State violence at Dale Farm
The reality is that the state does not hesitate to use violence, undercover agents, bugging, provocations, and other ruthless and illegal methods to enforce the rule of the few over the many and to selectively defend the laws of private property and state power as and when it chooses.
That is the meaning of the ongoing police-bailiff operation to evict travellers at the Dale Farm site in Essex. It exposes the twisting of the law, the use of informers combined with brute force against anyone who resists the inhuman activities of bailiffs who are “only doing their job”.
Meanwhile, Her Majesty's Inspectorate of Police has cancelled publication of a report into undercover operations initiated when spies in environmental campaigns, including Mark Kennedy, were exposed. No doubt they were planning the usual 'one rogue operation gone wrong' cover up.
But another operation has just come to light. Officer Jim Boyling, working undercover in Reclaim the Streets as Jim Sutton, was allowed to use his cover name in court. Police, prosecutors and others must have known. Lying about your name under oath? That's definitely against the law.
The convictions of twenty environmental campaigners were recently overturned in light of the Mark Kennedy revelations; lots of Reclaim the Streeters will be on the phone to their lawyers today.
At Dale Farm, police say they came armed with tasers – which they used more than once – because intelligence from within the camp told them there were weapons hidden there. Of course there were no weapons, but who on the inside supplied police that provocative piece of disinformation?
No one could fail to feel a chill at the statement by Essex County leader Tony Ball. Ball, who could easily serve as Minister of Truth in the coalition, when he stated: "I hope that there are no repeats of yesterday's scenes of premeditated violence and disorder from the protestors on the site, and that we can get on with the job of upholding the law, and clearing the site in a safe, professional and dignified way." Yes, professional beatings, “dignified” taserings, and illegal upholding of some laws.
Police beat people. There have been at least two serious head injuries. They smashed in the sides of people's vans, making them unusable, and the electricity has been cut off on a freezing cold night. Generator fuel ran out in the early hours of this morning. Helicopters circle continuously. Now the bailiffs have moved in behind police.

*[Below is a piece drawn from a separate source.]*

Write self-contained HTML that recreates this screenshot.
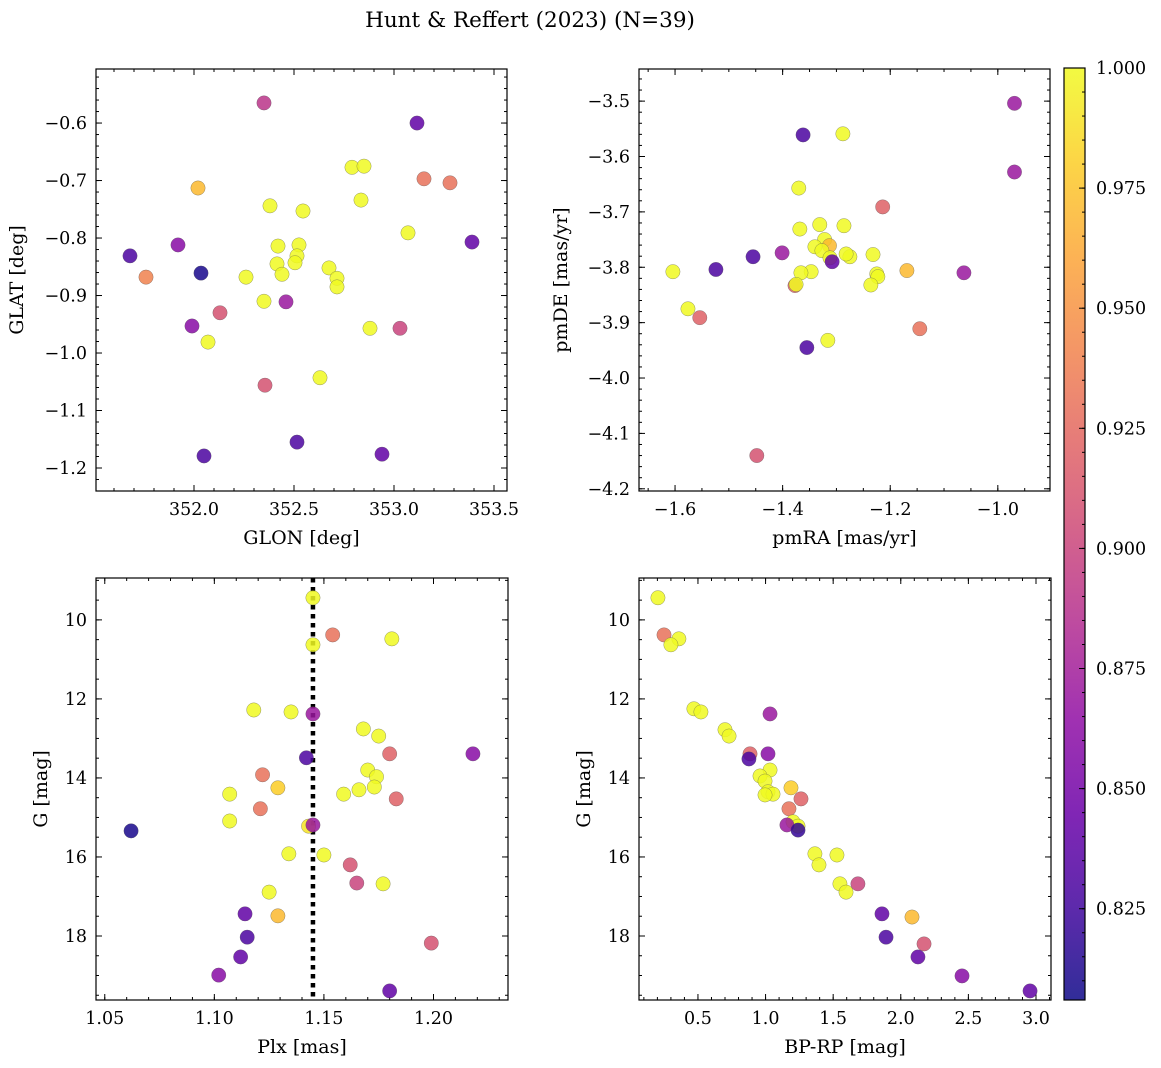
<!DOCTYPE html>
<html><head><meta charset="utf-8"><style>
body{margin:0;background:#fff}
svg{display:block;font-family:"DejaVu Serif","Liberation Serif",serif}
</style></head><body>
<svg id="fig" width="1161" height="1068" viewBox="0 0 1161 1068" xmlns="http://www.w3.org/2000/svg">
<text x="530" y="27" font-size="21.5" text-anchor="middle">Hunt &amp; Reffert (2023) (N=39)</text>
</svg>
<script>
// ---- data ----
const tlGlon=[352.35,353.115,352.79,352.85,353.15,353.28,352.02,352.835,352.38,352.545,353.07,351.68,351.92,353.39,352.42,352.525,352.515,352.035,351.76,352.415,352.44,352.26,352.505,352.675,352.715,352.715,352.35,352.46,352.13,351.99,352.88,353.03,352.07,352.355,352.63,352.515,352.05,352.94];
const tlGlat=[-0.565,-0.60,-0.677,-0.675,-0.697,-0.704,-0.713,-0.734,-0.744,-0.753,-0.791,-0.831,-0.812,-0.807,-0.814,-0.812,-0.831,-0.861,-0.868,-0.845,-0.863,-0.868,-0.843,-0.852,-0.87,-0.885,-0.91,-0.911,-0.93,-0.953,-0.957,-0.957,-0.981,-1.056,-1.043,-1.155,-1.179,-1.176];
const tlProb=[0.89,0.84,1,1,0.93,0.93,0.97,1,1,1,1,0.83,0.86,0.84,1,1,1,0.81,0.94,1,1,1,1,1,1,1,1,0.87,0.91,0.86,1,0.90,1,0.91,1,0.83,0.83,0.84];

const trPmra=[-0.969,-0.969,-1.362,-1.288,-1.370,-1.214,-1.368,-1.331,-1.286,-1.322,-1.313,-1.340,-1.327,-1.312,-1.275,-1.282,-1.232,-1.401,-1.455,-1.524,-1.604,-1.347,-1.366,-1.225,-1.223,-1.169,-1.063,-1.377,-1.375,-1.236,-1.576,-1.554,-1.145,-1.316,-1.355,-1.448,-1.308];
const trPmde=[-3.504,-3.628,-3.561,-3.559,-3.657,-3.691,-3.731,-3.723,-3.725,-3.750,-3.761,-3.763,-3.770,-3.783,-3.781,-3.776,-3.777,-3.774,-3.781,-3.804,-3.808,-3.808,-3.810,-3.812,-3.817,-3.806,-3.810,-3.833,-3.831,-3.832,-3.875,-3.891,-3.911,-3.932,-3.945,-4.140,-3.790];
const trProb=[0.87,0.87,0.83,1,1,0.92,1,1,1,1,0.97,1,1,1,1,1,1,0.87,0.83,0.83,1,1,1,1,1,0.97,0.87,0.92,1,1,1,0.92,0.93,1,0.83,0.91,0.84];

const blPlx=[1.145,1.154,1.181,1.145,1.118,1.135,1.145,1.168,1.175,1.180,1.218,1.142,1.122,1.170,1.174,1.173,1.129,1.166,1.107,1.159,1.183,1.121,1.107,1.143,1.145,1.062,1.134,1.150,1.162,1.165,1.177,1.125,1.114,1.129,1.115,1.199,1.112,1.102,1.180];
const blG=[9.44,10.38,10.48,10.63,12.28,12.33,12.38,12.76,12.94,13.39,13.39,13.49,13.92,13.80,13.97,14.23,14.25,14.30,14.41,14.41,14.53,14.78,15.09,15.22,15.19,15.34,15.92,15.95,16.20,16.66,16.68,16.89,17.44,17.49,18.03,18.18,18.53,18.99,19.39];
const blProb=[1,0.93,1,1,1,1,0.87,1,1,0.92,0.86,0.83,0.93,1,1,1,0.98,1,1,1,0.92,0.93,1,0.99,0.87,0.81,1,1,0.91,0.90,1,1,0.84,0.97,0.83,0.91,0.84,0.86,0.84];

const brBprp=[0.204,0.249,0.359,0.300,0.470,0.522,1.033,0.70,0.73,0.885,1.018,0.877,1.033,0.959,0.996,1.188,1.018,1.055,0.996,1.262,1.173,1.203,1.24,1.158,1.24,1.365,1.528,1.395,1.55,1.683,1.595,1.861,2.083,1.891,2.172,2.127,2.453,2.956];
const brG=[9.44,10.38,10.48,10.63,12.25,12.33,12.38,12.78,12.94,13.39,13.39,13.52,13.80,13.95,14.08,14.25,14.35,14.41,14.43,14.53,14.78,15.11,15.22,15.19,15.32,15.92,15.95,16.20,16.68,16.68,16.89,17.44,17.52,18.03,18.20,18.53,19.01,19.39];
const brProb=[1,0.93,1,1,1,1,0.87,1,1,0.92,0.86,0.83,1,1,1,0.98,1,1,1,0.92,0.93,1,1,0.87,0.82,1,1,1,1,0.90,1,0.84,0.97,0.83,0.91,0.84,0.86,0.84];

const plxMedian=[1.145];
const cbTicks=[0.825,0.85,0.875,0.9,0.925,0.95,0.975,1.0];

// ---- helpers ----
const NS="http://www.w3.org/2000/svg";
const fig=document.getElementById('fig');
function mk(tag,attrs,parent){const e=document.createElementNS(NS,tag);for(const k in attrs)e.setAttribute(k,attrs[k]);(parent||fig).appendChild(e);return e;}
const VMIN=0.806,VMAX=1.0;
const TF=17.5, LF=19;
const stops=[[13,8,135],[65,4,157],[106,0,168],[143,13,164],[177,42,144],[204,71,120],[225,100,98],[242,132,75],[252,166,54],[252,206,37],[240,249,33]];
function plasma(t){t=Math.max(0,Math.min(1,t));const f=t*10,i=Math.min(9,Math.floor(f)),r=f-i;const a=stops[i],b=stops[i+1];return `rgb(${a.map((v,k)=>Math.round(v+(b[k]-v)*r)).join(',')})`;}
function pcol(p){return plasma((p-VMIN)/(VMAX-VMIN));}
function fmt(v,d){let s=v.toFixed(d);return s.replace('-','\u2212');}

function panel(o){
  const g=mk('g',{});
  
  
  const sx=v=>o.x0+(v-o.xd[0])/(o.xd[1]-o.xd[0])*(o.x1-o.x0);
  const sy=v=>o.y0+(v-o.yd[0])/(o.yd[1]-o.yd[0])*(o.y1-o.y0);
  const xmin=Math.min(...o.xd),xmax=Math.max(...o.xd),ymin=Math.min(...o.yd),ymax=Math.max(...o.yd);
  const tg=mk('g',{stroke:'#000','stroke-width':1},g);
  function ticks(step,len,axis,labels,dec){
    const lo=axis==='x'?xmin:ymin,hi=axis==='x'?xmax:ymax;
    for(let k=Math.ceil(lo/step-1e-6);k*step<=hi+1e-9;k++){
      const v=k*step;
      if(axis==='x'){const X=sx(v);mk('line',{x1:X,x2:X,y1:o.y1,y2:o.y1-len},tg);mk('line',{x1:X,x2:X,y1:o.y0,y2:o.y0+len},tg);
        if(labels){const t=mk('text',{x:X,y:o.y1+24,'font-size':TF,'text-anchor':'middle',stroke:'none'},g);t.textContent=fmt(v,dec);}}
      else{const Y=sy(v);mk('line',{x1:o.x0,x2:o.x0+len,y1:Y,y2:Y},tg);mk('line',{x1:o.x1,x2:o.x1-len,y1:Y,y2:Y},tg);
        if(labels){const t=mk('text',{x:o.x0-9,y:Y+6,'font-size':TF,'text-anchor':'end',stroke:'none'},g);t.textContent=fmt(v,dec);}}
    }
  }
  ticks(o.xminor,3,'x',false);ticks(o.xmajor,6,'x',true,o.xdec);
  ticks(o.yminor,3,'y',false);ticks(o.ymajor,6,'y',true,o.ydec);
  if(o.vline){for(const v of o.vline){const l=mk('line',{x1:sx(v),x2:sx(v),y1:o.y0,y2:o.y1,stroke:'#000','stroke-width':4.5,'stroke-dasharray':'4.5 4.5'},g);}}
  const pg=mk('g',{},g);
  for(let i=0;i<o.xs.length;i++){
    const c=mk('circle',{cx:sx(o.xs[i]),cy:sy(o.ys[i]),r:7.2,fill:pcol(o.ps[i]),'fill-opacity':0.85,stroke:'#555','stroke-opacity':0.6,'stroke-width':0.5},pg);
    
    
  }
  const fr=mk('rect',{x:o.x0,y:o.y0,width:o.x1-o.x0,height:o.y1-o.y0,fill:'none',stroke:'#000','stroke-width':1.2},g);
  
  const xl=mk('text',{x:(o.x0+o.x1)/2,y:o.y1+53,'font-size':LF,'text-anchor':'middle'},g);xl.textContent=o.xlab;
  
  const yx=o.ylx,yy=(o.y0+o.y1)/2;
  const yl=mk('text',{x:yx,y:yy,'font-size':LF,'text-anchor':'middle',transform:`rotate(-90 ${yx} ${yy})`},g);yl.textContent=o.ylab;
  
}

panel({name:'glon-glat-panel',x0:96,x1:507,y0:69,y1:491,xd:[351.51,353.565],yd:[-0.506,-1.24],xmajor:0.5,xminor:0.1,ymajor:0.1,yminor:0.02,xdec:1,ydec:1,xs:tlGlon,ys:tlGlat,ps:tlProb,xlab:'GLON [deg]',ylab:'GLAT [deg]',ylx:23});
panel({name:'proper-motion-panel',x0:639,x1:1050,y0:69,y1:491,xd:[-1.667,-0.903],yd:[-3.442,-4.204],xmajor:0.2,xminor:0.05,ymajor:0.1,yminor:0.02,xdec:1,ydec:1,xs:trPmra,ys:trPmde,ps:trProb,xlab:'pmRA [mas/yr]',ylab:'pmDE [mas/yr]',ylx:567});
panel({name:'plx-g-panel',x0:96,x1:508,y0:578,y1:1000,xd:[1.046,1.234],yd:[8.94,19.62],xmajor:0.05,xminor:0.01,ymajor:2,yminor:0.5,xdec:2,ydec:0,xs:blPlx,ys:blG,ps:blProb,xlab:'Plx [mas]',ylab:'G [mag]',ylx:47,vline:plxMedian});
panel({name:'cmd-panel',x0:639,x1:1051,y0:578,y1:1000,xd:[0.064,3.111],yd:[8.94,19.62],xmajor:0.5,xminor:0.1,ymajor:2,yminor:0.5,xdec:1,ydec:0,xs:brBprp,ys:brG,ps:brProb,xlab:'BP-RP [mag]',ylab:'G [mag]',ylx:590});

// colorbar
(function(){
  const x0=1064,x1=1085,y0=68,y1=1000;
  const cb=mk('g',{});
  
  
  const defs=mk('defs',{},cb);
  const lg=mk('linearGradient',{id:'cbg',x1:0,y1:1,x2:0,y2:0},defs);
  for(let i=0;i<=20;i++)mk('stop',{offset:i/20,'stop-color':plasma(i/20),'stop-opacity':0.85},lg);
  mk('rect',{x:x0,y:y0,width:x1-x0,height:y1-y0,fill:'url(#cbg)',stroke:'#000','stroke-width':1.2},cb);
  const sy=v=>y1-(v-VMIN)/(VMAX-VMIN)*(y1-y0);
  for(let v=0.81;v<=1.0001;v+=0.005){mk('line',{x1:x1,x2:x1-3,y1:sy(v),y2:sy(v),stroke:'#000'},cb);}
  for(const v of cbTicks){const Y=sy(v);mk('line',{x1:x1,x2:x1-6,y1:Y,y2:Y,stroke:'#000'},cb);
    const t=mk('text',{x:x1+11,y:Y+6,'font-size':TF},cb);t.textContent=v.toFixed(3);
    }
})();
</script>
</body></html>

As traveller Mary Sheridan said: "The only premeditated violence has come from the police – they knew exactly what they were doing when they started beating and tazering people. This is not how a community should be treated by its own council. It’s illegal for us to travel, but illegal for us to settle down here. We’re getting hit by the police but we’ve got nowhere else to go.”
Another Dale Farm resident Kathleen McCarthy said: "The way in which the police are acting has shocked and outraged everyone here. We hope the world is watching.” We are, Kathleen: from Cairo, to New York, to London, to Madrid to Athens, we are watching and learning.
As the occupation outside St Paul’s, Dale Farm, the death of newspaper seller Ian Tomlinson and the anti-cuts protests have all shown – a key role of police operations has been to instigate violence, not prevent it and, secretly, to set others up for arrest.
Mass action is needed to abolish the laws that enforce the rights of private property and profit over all other human and social rights, including the right to travel and to have a place to stay. Organised in a network of People's Assemblies across the globe, we will develop a democratic framework of rights and rule of law. This will involve a Charter of Rights under a new constitution.